The Roth IRA also has planning advantages for young account holders:

• Contributions can be withdrawn at any time without tax or penalty.

• First $10,000 of earnings can be withdrawn tax-free for first-time home purchase.

• Up to $10,000 of earnings can be withdrawn for qualified higher education expenses.

• Roth IRA assets are generally treated differently from ordinary savings in financial aid planning, but distributions and aid rules should be reviewed before using retirement funds for education.

Section 127 Educational Assistance Programs

Beyond direct wages, businesses can establish §127 educational assistance programs providing up to $5,250 per year of tax-free educational assistance per employee. For employed children pursuing education:

• Tuition, books, and required educational fees can be paid by the business.

• Tax-free to the child up to the $5,250 annual limit.

• Deductible to the business as an ordinary expense.

• Available for both undergraduate and graduate education.

• Recently expanded to include qualified student loan repayments.

Documentation Requirements

For any IRS examination of family employment arrangements, documentation should include:

Written job description outlining the child's duties and responsibilities.

Time records documenting hours worked and tasks performed.

Pay stubs showing regular payment intervals (not lump-sum year-end "salary").

W-2 issued to the child for the year.

Employment tax filings (Form 941 quarterly or 944 annually) showing the child as an employee.

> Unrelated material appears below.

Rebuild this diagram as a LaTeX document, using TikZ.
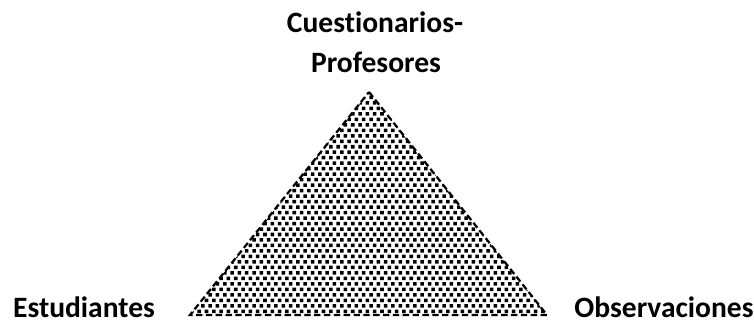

Compensation analysis showing the wages are reasonable for similar services.

Proof of payment via separate check or ACH transfer to the child's bank account.

Age-Appropriate Job Examples

Age-appropriate tasks that have been accepted in IRS examinations:

Ages 7-12: Modeling for marketing materials, simple administrative tasks (organizing supplies, basic data entry under supervision), running errands.

Ages 13-15: Social media content creation, photography, video editing, customer outreach via approved channels, inventory management.

Ages 16-18: Bookkeeping support, scheduling, customer service, web development, content writing, more complex marketing tasks.

Ages 18+: Full range of business activities consistent with skills and experience.

The Grandparent Application

Grandparents who own businesses can also employ grandchildren — but the under-18 FICA exception generally does not extend to grandchild employment by a grandparent because the exception is tied to parent-employer relationships. Federal income tax treatment, payroll tax, and state rules still need separate review.

For grandparents seeking to transfer wealth to grandchildren tax-efficiently, family employment is one of several available strategies (others include 529 plan funding, annual exclusion gifts, and direct Roth IRA gifts of earned income from grandparent-funded employment).

Wealth Transfer Implications

Beyond current-year tax savings, family employment compounds across decades:

Building Roth IRA balances in the child's name from earliest possible age.

Funding 529 plans from the child's earned income.

Establishing financial responsibility through real work and earned income.

Reducing parents' future estate by shifting income to lower-tax-bracket children.

Creating discussion opportunities for financial education.

Common Mistakes

• Paying children for fictional work (entire deduction disallowed on audit).

• Paying children disproportionate to actual services rendered.

• Failing to issue W-2s and run proper payroll.

• Treating the under-18 FICA exemption as available in S-corp employment (not allowed).

• Not establishing the Roth IRA contribution as soon as the child has earned income.

• Inadequate documentation of the work performed and the reasonableness of compensation.

• Family employment in service-business S-corps creating SSTB classification complications.

Bottom Line

Family employment can support tax planning and early retirement savings when it is built on real work, reasonable wages, proper payroll, and audit-ready records. The best result comes from designing the job, wage rate, payroll setup, and documentation before the child is paid, then coordinating the payroll records with the business and owner tax returns.